Douiret (Berber: Eddwirat or igherman, دويرات) is a ruined Berber village in the Tataouine district in southern Tunisia. Located on a hilltop near a modern village of the same name, Douiret was a fortified granary, or ksar (plural ksour.) Like other ksour created by North African Berber communities, Douiret was built on a hilltop to help protect it from raiding parties. Douiret is a regular stop on southern Tunisia's ksar trail, along with the villages of Chenini, Ksar Ouled Soltane and Ksar Hadada.

The old village of Douiret is located 22 km southwest of Tataouine in a rugged mountainous region. The old village transformed into ruins is surmounted by its citadel or ksar overlooking troglodyte houses dug in the mountain and aligned in a meandering fashion along its cliff.

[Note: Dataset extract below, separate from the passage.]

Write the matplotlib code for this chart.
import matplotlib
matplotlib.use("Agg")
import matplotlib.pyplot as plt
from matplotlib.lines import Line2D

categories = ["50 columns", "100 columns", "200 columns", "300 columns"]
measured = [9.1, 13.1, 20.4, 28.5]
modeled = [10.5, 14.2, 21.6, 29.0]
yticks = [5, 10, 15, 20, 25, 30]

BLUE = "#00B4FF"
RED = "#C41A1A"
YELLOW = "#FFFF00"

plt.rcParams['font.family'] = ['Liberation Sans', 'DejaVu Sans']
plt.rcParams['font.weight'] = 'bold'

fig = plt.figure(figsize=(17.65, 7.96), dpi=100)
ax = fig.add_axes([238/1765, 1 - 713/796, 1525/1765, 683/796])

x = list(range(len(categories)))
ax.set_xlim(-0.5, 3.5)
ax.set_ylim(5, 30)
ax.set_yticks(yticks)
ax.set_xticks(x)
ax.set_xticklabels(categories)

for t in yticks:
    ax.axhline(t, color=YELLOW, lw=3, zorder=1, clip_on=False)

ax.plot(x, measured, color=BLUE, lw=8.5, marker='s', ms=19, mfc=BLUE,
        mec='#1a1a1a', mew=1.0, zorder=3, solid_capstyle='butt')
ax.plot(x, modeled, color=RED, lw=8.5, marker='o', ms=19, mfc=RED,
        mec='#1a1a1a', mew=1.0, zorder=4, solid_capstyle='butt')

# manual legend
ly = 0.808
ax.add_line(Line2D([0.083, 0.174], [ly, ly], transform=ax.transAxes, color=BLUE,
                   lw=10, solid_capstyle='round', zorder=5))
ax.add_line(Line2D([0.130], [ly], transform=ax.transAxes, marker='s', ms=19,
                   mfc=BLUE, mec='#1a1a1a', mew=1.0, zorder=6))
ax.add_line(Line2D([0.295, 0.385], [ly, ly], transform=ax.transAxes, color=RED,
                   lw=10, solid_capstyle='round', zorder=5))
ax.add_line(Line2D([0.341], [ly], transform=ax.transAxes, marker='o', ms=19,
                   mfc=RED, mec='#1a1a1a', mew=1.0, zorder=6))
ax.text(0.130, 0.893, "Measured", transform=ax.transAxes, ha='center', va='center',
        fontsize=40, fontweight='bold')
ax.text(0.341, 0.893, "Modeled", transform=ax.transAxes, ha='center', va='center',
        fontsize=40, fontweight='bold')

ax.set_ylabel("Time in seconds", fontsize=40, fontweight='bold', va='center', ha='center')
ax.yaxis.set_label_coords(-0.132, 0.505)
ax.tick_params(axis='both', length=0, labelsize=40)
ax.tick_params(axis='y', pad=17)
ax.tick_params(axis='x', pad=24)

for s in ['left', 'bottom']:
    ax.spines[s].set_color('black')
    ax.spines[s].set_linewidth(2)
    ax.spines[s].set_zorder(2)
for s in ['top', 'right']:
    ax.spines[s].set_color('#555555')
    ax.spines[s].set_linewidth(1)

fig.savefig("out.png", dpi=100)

A path of about 3 km is lined up with abandoned dwellings mostly in ruins with the exception of the eye-catching white mosque (known as 'the palm tree mosque' or Jamaa ennakhla) at midway and a couple of renovated dwellings serving as a showcase and/or an atypical motel to host visitors and tourists.

==History==
The ancestry of Douiret is believed to be traced back to a founding father with the name of Ghazi Ben Douaieb Bou Kenana, who migrated to the region more than 600 years ago – possibly coming from the Moroccan region of Tafilalet (Louis, A. 1975. Douiret: Étrange Cité Berbère. Societé Tunisienne de Diffusion, Tunis). In 1850, Douiret population was around 3500 inhabitants. It has been an important caravan stop between Gabès to the north and the Libyan city of Ghdamès to the south. In 1882, Douiret was chosen temporarily by colonial France as the center for its military administrative authority in the southern part of Tunisia before abandoning it in favor of Tataouine soon after that.
In the 20th century, Douiret had seen its population progressively decrease as many of its inhabitants migrated mainly to the Tunisian capitol Tunis. By the close of the 20th century and the beginning of the 21st century, the old village of Douiret has virtually transformed into a ghost town in ruins as the few remaining families opted to move to the new village of Douiret built at the mountain foothills not far from their ancestors' historic site.

Source: Douiret.net

==Language==
Douiri language is one of the many closely related varieties the Berber language, a branch of the Afro-Asiatic language family. Today's Douiri language is infused with many Arabic words as well as Tunisian dialect with a myriad of foreign terms namely French and Italian. All inhabitants of Douiret, however, do speak Arabic as well.